Voting in the UK "Brexit' referendum closed at 7.00am (AEST) this morning with the official result to be announced around 4.00pm (AEST) this afternoon.
Exit polls have not been commissioned by the major political parties.
The first counts are expected by 9.30am (AEST) with 80% counted by 2.00pm (AEST).
Risk-on trades around the globe suggest that markets expect the 'Remain' vote to prevail. The latest odds with bookmakers gave the 'Leave' camp only a 15-20% change of winning.
Expectations of a 'Remain' win in the UK 'Brexit' referendum saw share markets achieve solid gains.
In the US, the Dow and the S&P500 rose 1.3% and the Nasdaq was up 1.6%. In Europe, the FTSE100 rose 1.2%, the French CAC40 was up 2.0%, the Dax rose 1.9% and the Eurostoxx was up 2.0%.

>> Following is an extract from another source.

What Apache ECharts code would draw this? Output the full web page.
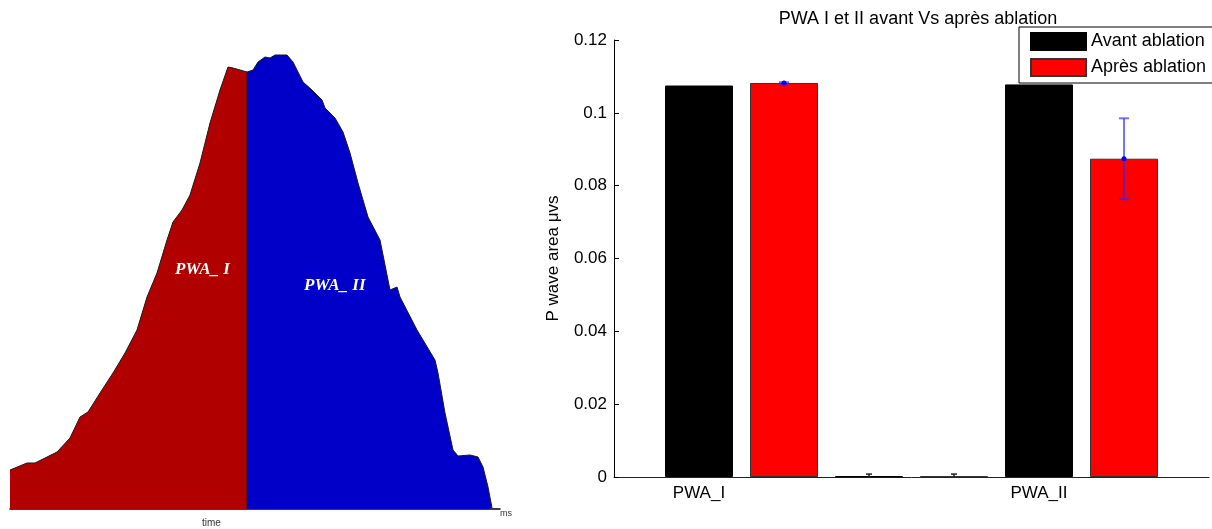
<!DOCTYPE html>
<html>
<head>
<meta charset="utf-8">
<title>PWA I et II</title>
<script src="https://cdn.jsdelivr.net/npm/echarts@6/dist/echarts.min.js"></script>
<style>
  html, body { margin: 0; padding: 0; background: #fff; }
  #chart { width: 1212px; height: 529px; }
</style>
</head>
<body>
<div id="chart"></div>
<script>
// onde P : temps (ms) / amplitude, partie I (rouge) puis partie II (bleue)
const pwaITime = [0, 4.25, 6.25, 11.75, 15, 17.5, 19.5, 22.5, 25.75, 28.75, 31.75, 34.25, 36.75,
  39.25, 40.75, 43, 45, 47.5, 50, 52.5, 54.5, 55.75, 59.25]
const pwaIAmp = [9.75, 11.5, 11.5, 14.25, 17.75, 23, 24.25, 29, 34, 39, 44.75, 53, 59,
  67.25, 71.75, 74.75, 78.5, 86.5, 96.5, 104.75, 110.5, 110.25, 109.25]
const pwaIITime = [59.25, 59.25, 60.75, 62, 63.75, 65, 66.25, 69.25, 70.75, 73.25, 75.5, 78, 78.75,
  81.25, 83.25, 85, 87, 89.5, 92.5, 94.5, 95, 96.75, 97.5, 101.75, 106.25, 107, 108.75,
  110.75, 112, 115, 117, 118.25, 119.5, 120.5]
const pwaIIAmp = [0, 109.25, 109.75, 111.75, 113, 112.75, 113.5, 113.5, 111.75, 106.75, 104.75, 102.25, 100.25,
  97.75, 94.25, 89, 81.5, 73, 67.25, 57.25, 54.75, 55.5, 53, 44.75, 37.25, 34, 24,
  14.75, 13.25, 13.5, 13, 10.5, 5.5, 0.25]

// barres : positions sur l'axe et valeurs
const avantPos = [1, 3, 5]
const avantVals = [0.1075, 0.0002, 0.1078]
const apresPos = [2, 4, 6]
const apresVals = [0.1082, 0.0002, 0.0874]
// barres d'erreur [position, valeur, erreur]
const errBlue = [[2, 0.1082, 0.0002], [6, 0.0874, 0.0111]]
const errBlack = [[3, 0, 0.0008], [4, 0, 0.0008]]

const xTickPos = [1, 5]
const xTickLabels = ['PWA_I', 'PWA_II']

const zip = (a, b) => a.map((v, i) => [v, b[i]])

function errorItem(color, cap, width) {
  return function (params, api) {
    const x = api.value(0)
    const v = api.value(1)
    const e = api.value(2)
    const top = api.coord([x, v + e])
    const bot = api.coord([x, Math.max(0, v - e)])
    const mid = api.coord([x, v])
    const style = { stroke: color, lineWidth: width }
    const children = [
      { type: 'line', shape: { x1: top[0], y1: top[1], x2: bot[0], y2: bot[1] }, style },
      { type: 'line', shape: { x1: top[0] - cap, y1: top[1], x2: top[0] + cap, y2: top[1] }, style }
    ]
    if (v > 0) {
      children.push({ type: 'line', shape: { x1: bot[0] - cap, y1: bot[1], x2: bot[0] + cap, y2: bot[1] }, style })
      children.push({ type: 'circle', shape: { cx: mid[0], cy: mid[1], r: 2.5 }, style: { fill: '#0000ff' } })
    }
    return { type: 'group', children }
  }
}

const chart = echarts.init(document.getElementById('chart'))

const option = {
  animation: false,
  textStyle: { fontFamily: 'Liberation Sans, Arial, sans-serif' },
  title: {
    text: 'PWA I et II avant Vs après ablation',
    left: 913,
    top: 5,
    textAlign: 'center',
    textStyle: { fontSize: 18, fontWeight: 'normal', color: '#000' }
  },
  legend: {
    data: ['Avant ablation', 'Après ablation'],
    orient: 'vertical',
    left: 1019,
    top: 27,
    padding: [5, 40, 6, 11],
    icon: 'rect',
    itemWidth: 55,
    itemHeight: 17,
    itemGap: 7,
    backgroundColor: '#fff',
    borderColor: '#000',
    borderWidth: 1,
    borderRadius: 0,
    z: 10,
    textStyle: { fontSize: 18, lineHeight: 17, color: '#000' }
  },
  graphic: [
    {
      type: 'text', left: 175, top: 261, z: 100,
      style: { text: 'PWA_ I', fill: '#fff', font: 'italic bold 17px "Liberation Serif", serif' }
    },
    {
      type: 'text', left: 304, top: 277, z: 100,
      style: { text: 'PWA_ II', fill: '#fff', font: 'italic bold 17px "Liberation Serif", serif' }
    },
    {
      type: 'text', left: 202, top: 518, z: 100,
      style: { text: 'time', fill: '#333', font: '10px "Liberation Sans Narrow", sans-serif' }
    }
  ],
  grid: [
    { left: 614, right: 0, top: 40, bottom: 52 },
    { left: 10, width: 490, top: 40, height: 469 }
  ],
  xAxis: [
    {
      gridIndex: 0,
      type: 'value',
      min: 0,
      max: 7,
      interval: 1,
      splitLine: { show: false },
      axisTick: { show: false },
      axisLine: { lineStyle: { color: '#222', width: 1 } },
      axisLabel: {
        fontSize: 17,
        color: '#000',
        margin: 8,
        formatter: v => {
          const i = xTickPos.indexOf(v)
          return i >= 0 ? xTickLabels[i] : ''
        }
      }
    },
    {
      gridIndex: 1,
      type: 'value',
      min: 0,
      max: 122.5,
      name: 'ms',
      nameGap: 0,
      nameTextStyle: { fontSize: 9, color: '#333', verticalAlign: 'top', fontFamily: 'Liberation Sans Narrow, sans-serif' },
      splitLine: { show: false },
      axisTick: { show: false },
      axisLabel: { show: false },
      axisLine: { lineStyle: { color: '#000', width: 1.5 } }
    }
  ],
  yAxis: [
    {
      gridIndex: 0,
      type: 'value',
      min: 0,
      max: 0.12,
      interval: 0.02,
      name: 'P wave area μvs',
      nameLocation: 'middle',
      nameGap: 52,
      nameTextStyle: { fontSize: 17, color: '#000' },
      splitLine: { show: false },
      axisLine: { show: true, lineStyle: { color: '#000', width: 1 } },
      axisTick: { show: true, inside: true, length: 5, lineStyle: { color: '#000' } },
      axisLabel: { fontSize: 17, color: '#000', margin: 7 }
    },
    {
      gridIndex: 1,
      type: 'value',
      min: 0,
      max: 117.25,
      show: false
    }
  ],
  series: [
    {
      name: 'Avant ablation',
      type: 'bar',
      xAxisIndex: 0,
      yAxisIndex: 0,
      barWidth: 68,
      barGap: '-100%',
      itemStyle: { color: '#000', borderColor: '#000', borderWidth: 1 },
      data: zip(avantPos, avantVals)
    },
    {
      name: 'Après ablation',
      type: 'bar',
      xAxisIndex: 0,
      yAxisIndex: 0,
      barWidth: 68,
      barGap: '-100%',
      itemStyle: { color: '#ff0000', borderColor: '#333', borderWidth: 1 },
      data: zip(apresPos, apresVals)
    },
    {
      type: 'custom',
      xAxisIndex: 0,
      yAxisIndex: 0,
      z: 5,
      renderItem: errorItem('rgba(40, 40, 255, 0.65)', 5, 2),
      data: errBlue
    },
    {
      type: 'custom',
      xAxisIndex: 0,
      yAxisIndex: 0,
      z: 5,
      renderItem: errorItem('#222', 3, 1.5),
      data: errBlack
    },
    {
      type: 'line',
      xAxisIndex: 1,
      yAxisIndex: 1,
      symbol: 'none',
      lineStyle: { color: '#1a1a1a', width: 1 },
      areaStyle: { color: '#b00000', opacity: 1 },
      data: zip(pwaITime, pwaIAmp)
    },
    {
      type: 'line',
      xAxisIndex: 1,
      yAxisIndex: 1,
      symbol: 'none',
      lineStyle: { color: '#1a1a1a', width: 1 },
      areaStyle: { color: '#0000c8', opacity: 1 },
      data: zip(pwaIITime, pwaIIAmp)
    }
  ]
}

chart.setOption(option)
window.addEventListener('resize', () => chart.resize())
</script>
</body>
</html>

As positive sentiment gained momentum, the appetite for safe-haven assets such as government bonds declined.
Yields rose in the US, Germany and the UK. In the US, 10 year government bond yields rose 6 basis points to 1.75%. Adding to positive sentiment in the US were some good signals on economic activity (see below).
The UK pound rose above $US1.50 for the first time since December on firming expectations of a 'Remain' win in the UK referendum.
The AUD weakened against the UK pound, falling from 51.4 UK pence to 50.9 UK pence at the time of writing.
The US dollar index was a touch weaker overnight and the AUD moved into the US 76 range as risk appetite rose.
Oil benefited from the 'risk-on' sentiment with West Texas Light crude up 1.7% to $US49.20 per barrel.
Gold was marginally weaker while copper also rose 1.7%. Iron ore was down 0.8% to $US51.89 per tonne.
No major economic date was released yesterday.
The number of Americans filing for unemployment benefits fell last week to near a 43-year low, suggesting labour market resilience even though hiring slowed sharply in May.
US jobless claims were 259k for the latest survey week against an expectation of 270k.
Other data on Thursday also gave a fairly upbeat assessment of the economy after it stumbled in the first quarter.
Manufacturing activity rose more strongly than expected to a three-month high in early June with the manufacturing PMI coming in at 51.4.
New home sales disappointed with a 6.0% fall in May; however, the decline was from an eight-year high in April and the trend remained consistent with a firming housing market.